*EXERCISE TASK*. The copy must start at the line that contains "Emit a web page" and finish at the line that contains "var fmt = function(d)", reproducing each line exactly. Any picture in that span is omitted.

*RECORDS FOR PROCESSING*.
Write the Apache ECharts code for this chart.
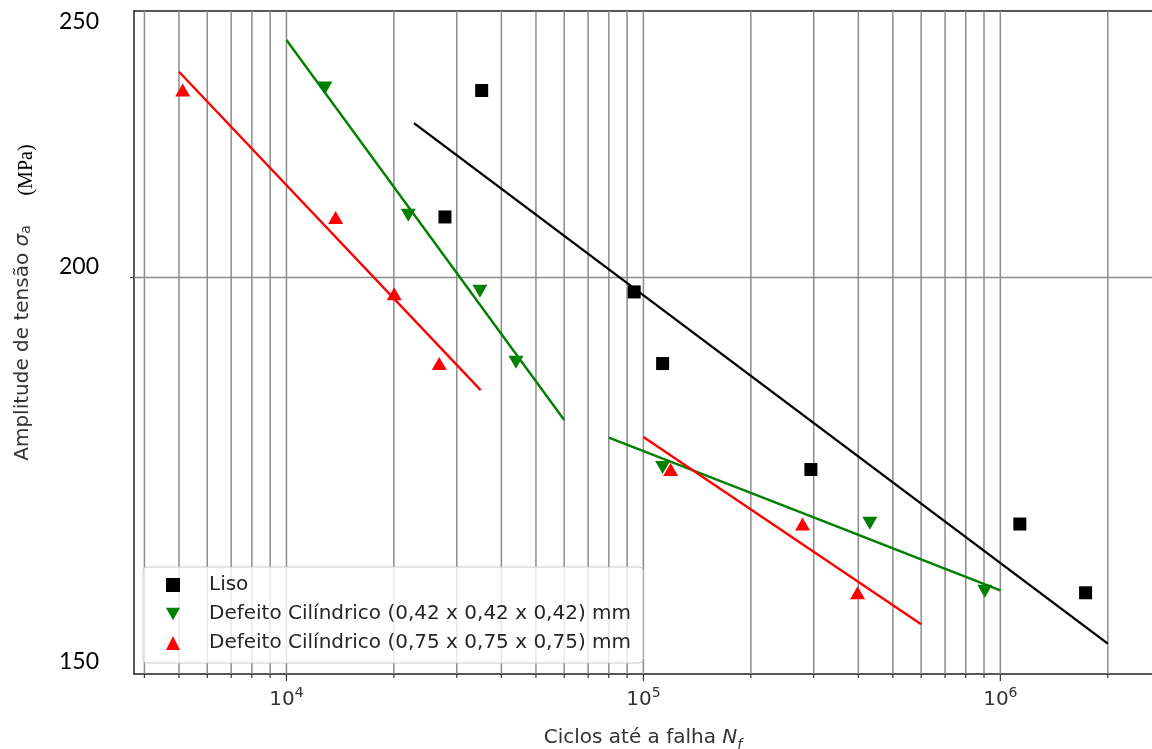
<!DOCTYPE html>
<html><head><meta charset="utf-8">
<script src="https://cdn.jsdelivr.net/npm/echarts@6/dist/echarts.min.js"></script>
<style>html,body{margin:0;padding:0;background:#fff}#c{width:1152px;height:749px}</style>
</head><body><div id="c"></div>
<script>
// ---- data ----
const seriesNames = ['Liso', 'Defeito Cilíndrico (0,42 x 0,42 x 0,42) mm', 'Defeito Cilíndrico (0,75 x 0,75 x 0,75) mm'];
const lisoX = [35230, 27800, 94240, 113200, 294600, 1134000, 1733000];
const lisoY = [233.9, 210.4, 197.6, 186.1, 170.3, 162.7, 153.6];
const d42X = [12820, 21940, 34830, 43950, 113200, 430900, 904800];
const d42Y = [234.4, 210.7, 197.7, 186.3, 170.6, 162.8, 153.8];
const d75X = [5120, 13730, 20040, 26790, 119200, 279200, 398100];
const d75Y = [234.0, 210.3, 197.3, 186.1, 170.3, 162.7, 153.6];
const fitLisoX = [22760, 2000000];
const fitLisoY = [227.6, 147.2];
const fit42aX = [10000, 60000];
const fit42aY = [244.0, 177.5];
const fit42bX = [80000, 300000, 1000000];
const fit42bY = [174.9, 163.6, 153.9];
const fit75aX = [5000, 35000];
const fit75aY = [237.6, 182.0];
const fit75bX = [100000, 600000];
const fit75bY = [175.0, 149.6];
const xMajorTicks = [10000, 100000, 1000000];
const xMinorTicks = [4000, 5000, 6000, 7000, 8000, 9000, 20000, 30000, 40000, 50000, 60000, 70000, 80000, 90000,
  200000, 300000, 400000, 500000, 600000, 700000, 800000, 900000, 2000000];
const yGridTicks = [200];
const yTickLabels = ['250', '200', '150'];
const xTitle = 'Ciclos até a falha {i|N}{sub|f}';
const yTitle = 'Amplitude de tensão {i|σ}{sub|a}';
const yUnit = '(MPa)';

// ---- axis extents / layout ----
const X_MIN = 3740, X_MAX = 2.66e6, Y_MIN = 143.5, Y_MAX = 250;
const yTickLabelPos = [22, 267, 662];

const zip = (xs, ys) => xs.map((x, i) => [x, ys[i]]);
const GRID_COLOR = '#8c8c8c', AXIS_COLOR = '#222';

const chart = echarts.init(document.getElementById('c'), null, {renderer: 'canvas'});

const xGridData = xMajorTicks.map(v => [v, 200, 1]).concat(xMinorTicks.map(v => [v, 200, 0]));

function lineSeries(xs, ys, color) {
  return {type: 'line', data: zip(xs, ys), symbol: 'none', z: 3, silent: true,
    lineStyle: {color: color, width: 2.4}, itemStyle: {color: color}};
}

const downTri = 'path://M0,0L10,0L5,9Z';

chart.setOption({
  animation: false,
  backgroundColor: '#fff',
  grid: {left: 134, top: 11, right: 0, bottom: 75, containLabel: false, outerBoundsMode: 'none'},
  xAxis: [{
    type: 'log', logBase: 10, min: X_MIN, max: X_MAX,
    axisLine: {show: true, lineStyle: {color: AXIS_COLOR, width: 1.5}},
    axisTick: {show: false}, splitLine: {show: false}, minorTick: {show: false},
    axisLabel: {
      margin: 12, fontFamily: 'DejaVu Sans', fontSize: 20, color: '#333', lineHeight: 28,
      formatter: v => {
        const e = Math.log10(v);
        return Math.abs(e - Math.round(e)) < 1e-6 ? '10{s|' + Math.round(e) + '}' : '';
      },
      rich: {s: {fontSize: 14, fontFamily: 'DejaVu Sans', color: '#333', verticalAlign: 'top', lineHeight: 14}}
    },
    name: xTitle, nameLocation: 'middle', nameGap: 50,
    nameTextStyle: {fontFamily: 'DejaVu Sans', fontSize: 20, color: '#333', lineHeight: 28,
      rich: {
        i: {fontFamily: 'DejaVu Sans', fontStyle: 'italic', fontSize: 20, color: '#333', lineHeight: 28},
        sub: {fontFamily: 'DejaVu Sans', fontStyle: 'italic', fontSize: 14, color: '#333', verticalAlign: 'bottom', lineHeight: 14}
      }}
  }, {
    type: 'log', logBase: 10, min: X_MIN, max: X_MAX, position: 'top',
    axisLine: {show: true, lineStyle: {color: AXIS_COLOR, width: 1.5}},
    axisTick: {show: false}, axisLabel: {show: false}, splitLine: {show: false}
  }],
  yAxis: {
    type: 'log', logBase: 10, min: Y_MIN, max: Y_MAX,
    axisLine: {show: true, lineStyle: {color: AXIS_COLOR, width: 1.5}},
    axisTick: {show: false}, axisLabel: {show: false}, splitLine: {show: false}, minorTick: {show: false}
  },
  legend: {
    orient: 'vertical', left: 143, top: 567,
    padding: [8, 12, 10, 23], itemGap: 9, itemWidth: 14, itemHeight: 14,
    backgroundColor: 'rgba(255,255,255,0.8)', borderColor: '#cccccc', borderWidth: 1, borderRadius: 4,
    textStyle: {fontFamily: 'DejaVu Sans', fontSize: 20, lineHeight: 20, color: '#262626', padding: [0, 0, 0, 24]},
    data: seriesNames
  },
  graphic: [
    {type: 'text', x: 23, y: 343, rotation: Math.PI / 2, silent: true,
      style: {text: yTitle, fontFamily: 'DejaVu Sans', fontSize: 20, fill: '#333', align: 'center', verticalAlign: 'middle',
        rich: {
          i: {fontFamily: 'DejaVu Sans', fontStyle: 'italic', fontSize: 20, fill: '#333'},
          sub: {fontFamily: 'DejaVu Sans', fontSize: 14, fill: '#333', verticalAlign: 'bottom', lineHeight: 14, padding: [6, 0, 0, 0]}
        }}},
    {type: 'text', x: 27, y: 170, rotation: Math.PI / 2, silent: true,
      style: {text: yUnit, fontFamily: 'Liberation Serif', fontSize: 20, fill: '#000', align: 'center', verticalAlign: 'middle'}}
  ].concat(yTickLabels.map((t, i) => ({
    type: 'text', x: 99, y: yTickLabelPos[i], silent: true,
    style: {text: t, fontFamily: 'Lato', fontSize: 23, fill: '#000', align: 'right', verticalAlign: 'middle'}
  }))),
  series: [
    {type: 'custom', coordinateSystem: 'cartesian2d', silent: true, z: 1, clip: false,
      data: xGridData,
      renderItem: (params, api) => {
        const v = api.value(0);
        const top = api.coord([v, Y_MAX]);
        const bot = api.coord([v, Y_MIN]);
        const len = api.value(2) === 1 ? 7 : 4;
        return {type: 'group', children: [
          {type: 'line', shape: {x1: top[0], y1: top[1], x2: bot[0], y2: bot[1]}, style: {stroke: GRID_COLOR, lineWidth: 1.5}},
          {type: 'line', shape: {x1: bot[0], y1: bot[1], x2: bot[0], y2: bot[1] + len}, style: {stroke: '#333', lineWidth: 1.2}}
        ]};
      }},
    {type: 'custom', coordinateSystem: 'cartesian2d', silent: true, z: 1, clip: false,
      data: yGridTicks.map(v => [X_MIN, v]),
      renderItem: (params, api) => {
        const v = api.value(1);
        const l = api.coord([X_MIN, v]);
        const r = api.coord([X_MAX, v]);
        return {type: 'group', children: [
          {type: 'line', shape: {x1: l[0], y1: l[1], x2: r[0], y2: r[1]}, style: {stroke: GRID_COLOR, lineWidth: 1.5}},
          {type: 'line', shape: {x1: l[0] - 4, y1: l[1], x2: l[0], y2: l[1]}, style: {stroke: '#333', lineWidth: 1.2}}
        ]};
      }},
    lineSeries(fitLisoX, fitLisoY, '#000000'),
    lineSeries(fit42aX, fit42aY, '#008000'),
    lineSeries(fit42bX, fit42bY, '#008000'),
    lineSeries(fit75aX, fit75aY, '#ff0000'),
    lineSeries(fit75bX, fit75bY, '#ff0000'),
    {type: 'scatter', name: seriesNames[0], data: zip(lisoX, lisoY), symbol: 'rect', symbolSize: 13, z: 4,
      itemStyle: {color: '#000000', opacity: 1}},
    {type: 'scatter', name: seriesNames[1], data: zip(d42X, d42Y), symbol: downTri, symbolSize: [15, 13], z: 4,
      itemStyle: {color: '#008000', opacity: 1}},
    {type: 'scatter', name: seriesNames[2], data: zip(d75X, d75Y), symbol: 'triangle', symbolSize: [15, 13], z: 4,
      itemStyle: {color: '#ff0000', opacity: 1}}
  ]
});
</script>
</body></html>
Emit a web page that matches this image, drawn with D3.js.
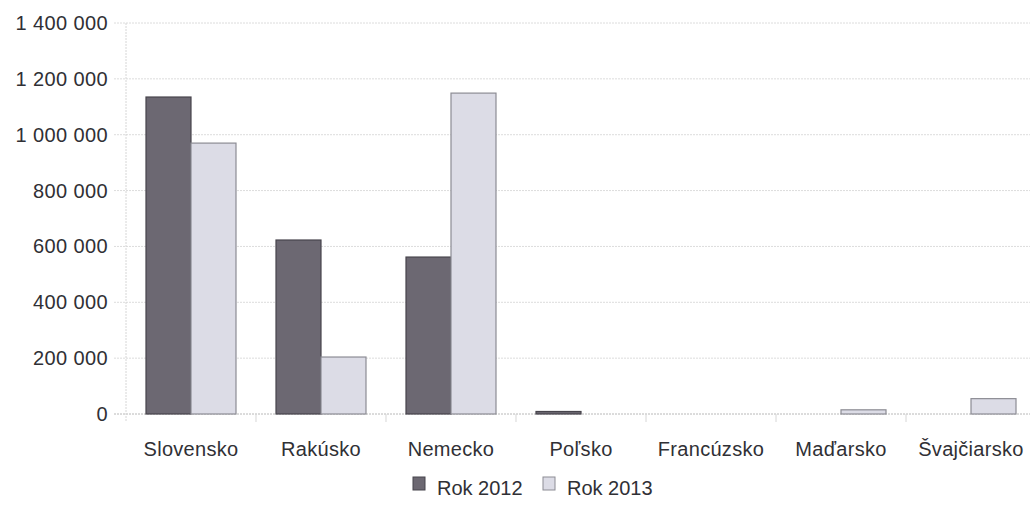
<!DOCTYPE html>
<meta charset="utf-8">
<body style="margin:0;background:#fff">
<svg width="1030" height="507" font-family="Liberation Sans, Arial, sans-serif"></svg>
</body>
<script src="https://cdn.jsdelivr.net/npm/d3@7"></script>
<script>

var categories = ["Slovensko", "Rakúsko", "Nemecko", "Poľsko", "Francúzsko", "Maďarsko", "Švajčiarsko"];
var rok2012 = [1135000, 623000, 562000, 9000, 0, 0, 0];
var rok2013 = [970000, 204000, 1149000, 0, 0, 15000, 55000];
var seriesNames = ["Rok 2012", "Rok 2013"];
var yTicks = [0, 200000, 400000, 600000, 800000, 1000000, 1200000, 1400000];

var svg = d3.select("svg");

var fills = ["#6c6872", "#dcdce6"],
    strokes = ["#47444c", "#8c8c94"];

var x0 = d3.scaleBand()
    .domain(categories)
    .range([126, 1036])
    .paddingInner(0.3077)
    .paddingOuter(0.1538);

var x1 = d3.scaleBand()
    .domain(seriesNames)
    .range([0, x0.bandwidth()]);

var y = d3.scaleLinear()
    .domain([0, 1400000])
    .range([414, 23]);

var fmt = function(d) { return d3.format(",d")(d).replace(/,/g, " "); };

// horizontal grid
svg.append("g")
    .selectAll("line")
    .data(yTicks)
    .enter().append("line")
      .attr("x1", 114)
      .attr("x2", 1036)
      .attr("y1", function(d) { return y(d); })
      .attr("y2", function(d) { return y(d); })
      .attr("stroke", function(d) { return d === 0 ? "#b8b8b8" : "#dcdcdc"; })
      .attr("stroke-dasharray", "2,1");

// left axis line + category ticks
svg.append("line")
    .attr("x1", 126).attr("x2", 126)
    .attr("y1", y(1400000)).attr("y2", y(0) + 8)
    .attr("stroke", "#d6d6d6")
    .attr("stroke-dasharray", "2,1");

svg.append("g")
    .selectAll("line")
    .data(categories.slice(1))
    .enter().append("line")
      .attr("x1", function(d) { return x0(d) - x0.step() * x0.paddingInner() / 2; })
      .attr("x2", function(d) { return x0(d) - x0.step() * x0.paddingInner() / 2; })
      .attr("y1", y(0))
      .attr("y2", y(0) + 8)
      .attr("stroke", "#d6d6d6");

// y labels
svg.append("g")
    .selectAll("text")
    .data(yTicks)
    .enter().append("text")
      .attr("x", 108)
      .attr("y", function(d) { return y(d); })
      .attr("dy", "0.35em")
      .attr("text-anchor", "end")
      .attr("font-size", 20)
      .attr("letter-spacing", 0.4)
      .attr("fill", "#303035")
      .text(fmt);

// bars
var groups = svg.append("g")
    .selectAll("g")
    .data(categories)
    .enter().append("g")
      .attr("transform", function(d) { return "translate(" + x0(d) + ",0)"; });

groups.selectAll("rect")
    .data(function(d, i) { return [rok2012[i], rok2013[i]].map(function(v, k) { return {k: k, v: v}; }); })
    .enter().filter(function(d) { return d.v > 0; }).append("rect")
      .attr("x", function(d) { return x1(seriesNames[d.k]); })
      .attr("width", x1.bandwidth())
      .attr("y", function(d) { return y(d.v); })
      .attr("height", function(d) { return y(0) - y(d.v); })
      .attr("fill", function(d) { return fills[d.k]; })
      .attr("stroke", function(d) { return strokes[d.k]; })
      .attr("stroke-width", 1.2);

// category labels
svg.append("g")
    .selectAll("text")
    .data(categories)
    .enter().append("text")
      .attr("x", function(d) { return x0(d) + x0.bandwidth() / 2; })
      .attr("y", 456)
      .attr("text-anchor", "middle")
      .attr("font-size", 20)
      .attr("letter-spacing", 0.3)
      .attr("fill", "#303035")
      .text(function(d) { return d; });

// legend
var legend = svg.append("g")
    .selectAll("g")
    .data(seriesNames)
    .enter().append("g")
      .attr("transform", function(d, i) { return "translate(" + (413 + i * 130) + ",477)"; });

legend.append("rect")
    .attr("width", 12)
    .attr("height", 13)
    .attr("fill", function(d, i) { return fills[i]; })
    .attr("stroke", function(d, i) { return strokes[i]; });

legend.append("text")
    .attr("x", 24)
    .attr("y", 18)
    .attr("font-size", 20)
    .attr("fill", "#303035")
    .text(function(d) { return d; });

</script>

*CORRECT RESULT*.
Emit a web page that matches this image, drawn with D3.js.
<!DOCTYPE html>
<meta charset="utf-8">
<body style="margin:0;background:#fff">
<svg width="1030" height="507" font-family="Liberation Sans, Arial, sans-serif"></svg>
</body>
<script src="https://cdn.jsdelivr.net/npm/d3@7"></script>
<script>

var categories = ["Slovensko", "Rakúsko", "Nemecko", "Poľsko", "Francúzsko", "Maďarsko", "Švajčiarsko"];
var rok2012 = [1135000, 623000, 562000, 9000, 0, 0, 0];
var rok2013 = [970000, 204000, 1149000, 0, 0, 15000, 55000];
var seriesNames = ["Rok 2012", "Rok 2013"];
var yTicks = [0, 200000, 400000, 600000, 800000, 1000000, 1200000, 1400000];

var svg = d3.select("svg");

var fills = ["#6c6872", "#dcdce6"],
    strokes = ["#47444c", "#8c8c94"];

var x0 = d3.scaleBand()
    .domain(categories)
    .range([126, 1036])
    .paddingInner(0.3077)
    .paddingOuter(0.1538);

var x1 = d3.scaleBand()
    .domain(seriesNames)
    .range([0, x0.bandwidth()]);

var y = d3.scaleLinear()
    .domain([0, 1400000])
    .range([414, 23]);

var fmt = function(d) { return d3.format(",d")(d).replace(/,/g, " "); };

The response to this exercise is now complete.